SMOLBnet 2.0: Structural studies of transcription factors involved in the regulation of hydrolytic enzyme genes and swollenin from Aspergillus niger and A. fumigatus

Abstract

The high cost of reducing complex polysaccharides to fermentable sugars from biomass remains the main obstacle for the large-scale production of cellulosic ethanol. The cost of cellulases and hemicellulases contribute substantially to the price of ethanol and, therefore, further studies aimed at understanding and improving the efficiency and stability of these enzymes are of fundamental importance. The filamentous fungus Aspergillus niger is a major producer of such proteins, and their expression is regulated by transcription factors XlnR and CreA. A detailed study may allow the design of modified forms of these transcription factors leading to constitutive expression or independent of inducer / repressor, enabling higher production of enzymes for lignocellulosic biomass processing. Another important way to boost the production of bioethanol is the improvement of enzymes, which are involved in the process of cell wall degradation. Therefore, we also propose to study proteins whose level is regulated by the transcription factors, XlnR and CreA. The accumulation of knowledge, mainly in biophysical and structural aspects, will aid to rationally modify these enzymes in order to make them more stable and highly active under conditions imposed by industrial processes. Expansins are proteins from plants without hydrolytic activity that promotes the breakdown of the crystallinity of cellulose microfibrils. The swollenins, a group of expansins, have been shown to be important for efficient saccharification of the cell wall and therefore they were also included in this project.
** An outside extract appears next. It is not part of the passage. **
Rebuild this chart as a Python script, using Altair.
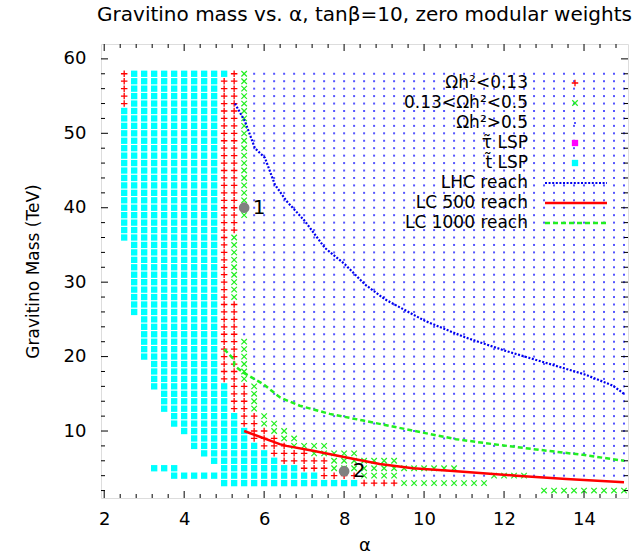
import altair as alt
import pandas as pd

# ---------------- scan grid, read off the picture as blocks (painted in order) ----------------
# category, alpha from, alpha to, mass from, mass to  (alpha step 0.25, mass step 1 TeV)
blk_cat = (["dm_high", "dm_high"] +
           ["stop"] * 18 +
           ["dm_low"] * 15 +
           ["dm_mid"] * 16)
blk_a0 = [5.25, 9.5,
          2.75, 2.75, 2.5, 2.75, 3.0, 3.25, 3.25, 3.5, 3.75, 4.0, 4.25, 4.25, 4.5, 4.75, 3.25, 5.0, 3.75, 5.0,
          2.5, 5.25, 5.0, 5.0, 5.0, 5.25, 5.5, 5.75, 5.75, 6.0, 6.25, 6.5, 7.0, 7.5, 8.5,
          5.5, 5.25, 5.5, 5.75, 6.0, 6.0, 6.25, 6.5, 6.75, 7.25, 7.75, 7.75, 8.5, 11.75, 9.5, 13.0]
blk_a1 = [15.0, 15.0,
          5.0, 4.75, 4.75, 4.75, 4.75, 4.75, 5.0, 5.0, 5.25, 5.5, 5.5, 5.75, 6.0, 6.25, 3.75, 6.75, 7.25, 8.25,
          2.5, 5.25, 5.25, 5.0, 5.25, 5.5, 5.75, 6.0, 6.25, 6.5, 7.0, 7.5, 7.5, 8.25, 9.25,
          5.5, 5.25, 5.5, 5.75, 6.0, 6.25, 6.5, 6.75, 7.5, 8.25, 9.25, 10.75, 9.25, 12.5, 11.5, 15.0]
blk_m0 = [5, 4,
          58, 54, 36, 26, 20, 17, 16, 13, 11, 10, 9, 8, 7, 6, 5, 5, 4, 3,
          54, 58, 37, 28, 17, 13, 11, 10, 9, 8, 7, 6, 5, 4, 3,
          39, 28, 17, 13, 12, 11, 10, 9, 8, 7, 6, 5, 4, 4, 3, 2]
blk_m1 = [58, 4,
          58, 57, 53, 35, 25, 19, 16, 15, 12, 10, 9, 8, 7, 6, 5, 5, 4, 3,
          58, 58, 57, 36, 27, 16, 12, 10, 9, 8, 7, 6, 5, 4, 3,
          58, 36, 22, 16, 12, 11, 10, 9, 8, 7, 6, 5, 4, 4, 3, 2]

# ---------------- reach curves ----------------
lhc_alpha = [5.27, 5.52, 5.77, 6.02, 6.27, 6.56, 7.02, 7.27, 7.52, 8.02, 8.52, 9.02, 10.02, 11.02, 12.02, 13.02, 14.02, 14.72, 15.0]
lhc_mass = [54.0, 51.6, 48.0, 46.7, 43.1, 40.9, 38.2, 36.4, 34.6, 32.4, 29.7, 27.7, 24.8, 22.6, 20.8, 19.2, 17.6, 16.1, 15.0]

lc500_alpha = [5.5, 6.39, 6.56, 7.22, 8.06, 8.89, 9.72, 10.64, 12.31, 13.56, 15.0]
lc500_mass = [10.0, 8.24, 8.0, 7.35, 6.44, 5.56, 5.0, 4.66, 3.99, 3.55, 3.1]

lc1000_alpha = [5.0, 5.25, 5.25, 5.48, 5.98, 6.4, 6.89, 7.64, 8.48, 9.31, 10.14, 10.8, 11.72, 12.72, 13.97, 15.0]
lc1000_mass = [21.0, 19.6, 18.8, 17.85, 16.3, 14.5, 13.4, 12.3, 11.4, 10.5, 9.6, 8.9, 8.24, 7.57, 6.8, 6.0]

# benchmark points
pt_alpha = [5.5, 8.0]
pt_mass = [40.0, 4.6]
pt_label = ["1", "2"]

# axes
x_major = [2, 4, 6, 8, 10, 12, 14]
x_minor = [2.4, 2.8, 3.2, 3.6, 4.4, 4.8, 5.2, 5.6, 6.4, 6.8, 7.2, 7.6, 8.4, 8.8, 9.2, 9.6,
           10.4, 10.8, 11.2, 11.6, 12.4, 12.8, 13.2, 13.6, 14.4, 14.8]
y_major = [10, 20, 30, 40, 50, 60]
y_minor = [2, 4, 6, 8, 12, 14, 16, 18, 22, 24, 26, 28, 32, 34, 36, 38, 42, 44, 46, 48, 52, 54, 56, 58]

leg_labels = ["Ωh²<0.13", "0.13<Ωh²<0.5", "Ωh²>0.5", "τ̃ LSP", "t̃ LSP",
              "LHC reach", "LC 500 reach", "LC 1000 reach"]

# ---------------- build grid ----------------
cells = {}
for c, a0, a1, m0, m1 in zip(blk_cat, blk_a0, blk_a1, blk_m0, blk_m1):
    i0 = round((a0 - 2.5) / 0.25)
    i1 = round((a1 - 2.5) / 0.25)
    for i in range(i0, i1 + 1):
        for m in range(m0, m1 + 1):
            cells[(i, m)] = c
grid = pd.DataFrame([{"alpha": 2.5 + 0.25 * i, "mass": m, "cat": c} for (i, m), c in cells.items()])

W, H = 527, 454
FONT = "DejaVu Sans"
RED, GREEN, BLUE, CYAN, MAG = "#ff0000", "#22ee22", "#2b2bff", "#00ffff", "#ff00ff"
PLUS = "M-1,0L1,0M0,-1L0,1"
XSHAPE = "M-1,-1L1,1M-1,1L1,-1"

xscale = alt.Scale(domain=[1.92, 15.1], nice=False, zero=False)
yscale = alt.Scale(domain=[1, 62], nice=False, zero=False)
xaxis = alt.Axis(values=x_major, ticks=False, domain=False, grid=False, labelFontSize=18,
                 labelFont=FONT, labelPadding=12, labelColor="black",
                 title="α", titleFont=FONT, titleFontSize=18, titleFontWeight="normal",
                 titleX=263.5, titleY=47, titleBaseline="middle", titleColor="black")
yaxis = alt.Axis(values=y_major, ticks=False, domain=False, grid=False, labelFontSize=18,
                 labelFont=FONT, labelPadding=15, labelColor="black",
                 title="Gravitino Mass (TeV)", titleFont=FONT, titleFontSize=17,
                 titleFontWeight="normal", titleAngle=-90, titleX=-68, titleY=227,
                 titleAlign="center", titleBaseline="middle", titleColor="black")
X = alt.X("alpha:Q", scale=xscale, axis=xaxis)
Y = alt.Y("mass:Q", scale=yscale, axis=yaxis)


def sub(cat):
    return grid[grid["cat"] == cat]


layers = []
layers.append(alt.Chart(sub("dm_high")).mark_square(size=4, color=BLUE, opacity=0.8).encode(x=X, y=Y))
layers.append(alt.Chart(sub("stop")).mark_square(size=40, color=CYAN, opacity=1).encode(x=X, y=Y))
layers.append(alt.Chart(sub("dm_low")).mark_point(shape=PLUS, size=42, filled=False, stroke=RED,
                                                  strokeWidth=1.3, opacity=1).encode(x=X, y=Y))
layers.append(alt.Chart(sub("dm_mid")).mark_point(shape=XSHAPE, size=30, filled=False, stroke=GREEN,
                                                  strokeWidth=1.2, opacity=1).encode(x=X, y=Y))

lhc = pd.DataFrame({"alpha": lhc_alpha, "mass": lhc_mass})
lc5 = pd.DataFrame({"alpha": lc500_alpha, "mass": lc500_mass})
lc10 = pd.DataFrame({"alpha": lc1000_alpha, "mass": lc1000_mass})
layers.append(alt.Chart(lhc).mark_line(color="#0000ee", strokeWidth=2.2, strokeDash=[2, 1.6]).encode(x=X, y=Y, order="alpha:Q"))
layers.append(alt.Chart(lc5).mark_line(color=RED, strokeWidth=2.5).encode(x=X, y=Y, order=alt.Order("alpha:Q")))
layers.append(alt.Chart(lc10).mark_line(color=GREEN, strokeWidth=2.5, strokeDash=[5, 3]).encode(x=X, y=Y, order=alt.Order("alpha:Q")))

pts = pd.DataFrame({"alpha": pt_alpha, "mass": pt_mass, "lab": pt_label})
layers.append(alt.Chart(pts).mark_circle(size=115, color="#808080", opacity=1).encode(x=X, y=Y))
layers.append(alt.Chart(pts).mark_text(font=FONT, fontSize=20, align="center", baseline="middle",
                                       dx=15, color="black").encode(x=X, y=Y, text="lab:N"))

# inward ticks on all four sides
xmaj = pd.DataFrame({"alpha": x_major})
xmin = pd.DataFrame({"alpha": x_minor})
ymaj = pd.DataFrame({"mass": y_major})
ymin = pd.DataFrame({"mass": y_minor})
for df, ln in ((xmaj, 7), (xmin, 4)):
    layers.append(alt.Chart(df).mark_rule(color="black", strokeWidth=1).encode(
        x=X, y=alt.value(H), y2=alt.value(H - ln)))
    layers.append(alt.Chart(df).mark_rule(color="black", strokeWidth=1).encode(
        x=X, y=alt.value(0), y2=alt.value(ln)))
for df, ln in ((ymaj, 7), (ymin, 4)):
    layers.append(alt.Chart(df).mark_rule(color="black", strokeWidth=1).encode(
        y=Y, x=alt.value(0), x2=alt.value(ln)))
    layers.append(alt.Chart(df).mark_rule(color="black", strokeWidth=1).encode(
        y=Y, x=alt.value(W), x2=alt.value(W - ln)))

# legend (drawn inside the plot, gnuplot style)
one = pd.DataFrame({"k": [0]})
for i, lab in enumerate(leg_labels):
    py = 39 + 20 * i
    layers.append(alt.Chart(pd.DataFrame({"t": [lab]})).mark_text(
        font=FONT, fontSize=17, align="right", baseline="middle", color="black").encode(
        text="t:N", x=alt.value(427), y=alt.value(py)))
sx = 474
layers.append(alt.Chart(one).mark_point(shape=PLUS, size=42, filled=False, stroke=RED, strokeWidth=1.3,
                                        opacity=1).encode(x=alt.value(sx), y=alt.value(39)))
layers.append(alt.Chart(one).mark_point(shape=XSHAPE, size=30, filled=False, stroke=GREEN, strokeWidth=1.2,
                                        opacity=1).encode(x=alt.value(sx), y=alt.value(59)))
layers.append(alt.Chart(one).mark_square(size=4, color=BLUE, opacity=0.8).encode(x=alt.value(sx), y=alt.value(79)))
layers.append(alt.Chart(one).mark_square(size=40, color=MAG, opacity=1).encode(x=alt.value(sx), y=alt.value(99)))
layers.append(alt.Chart(one).mark_square(size=40, color=CYAN, opacity=1).encode(x=alt.value(sx), y=alt.value(119)))
layers.append(alt.Chart(one).mark_rule(color="#0000ee", strokeWidth=2.2, strokeDash=[2, 1.6]).encode(
    x=alt.value(444), x2=alt.value(506), y=alt.value(139)))
layers.append(alt.Chart(one).mark_rule(color=RED, strokeWidth=2.5).encode(
    x=alt.value(444), x2=alt.value(506), y=alt.value(159)))
layers.append(alt.Chart(one).mark_rule(color=GREEN, strokeWidth=2.5, strokeDash=[5, 3]).encode(
    x=alt.value(444), x2=alt.value(506), y=alt.value(179)))

chart = alt.layer(*layers).properties(
    width=W, height=H,
    title=alt.Title("Gravitino mass vs. α, tanβ=10, zero modular weights", font=FONT, fontSize=20,
                    fontWeight="normal", anchor="middle", frame="group", baseline="alphabetic",
                    offset=3, color="black"),
    padding={"left": 101, "top": 44, "right": 11, "bottom": 62},
    autosize=alt.AutoSizeParams(type="none"),
).configure_view(stroke="black", strokeWidth=1.5).configure(background="white")

chart.save("out.html", embed_options={"renderer": "svg", "actions": False})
The structural studies of these proteins will be used for comparisons with the expansins, which have similar activity but different structural organization and can contribute to determine their mode of action. Thus, synergistically, we hope to provide structural data at molecular level which can help to elucidate the molecular mechanisms involving gene regulation of hydrolytic enzymes as well as from their genes that have key role in the degradatation of lignocellulosic biomass. It could enable new strategies for economically viable production of second-generation bioethanol from the material currently considered a waste by bioethanol industry. (AU)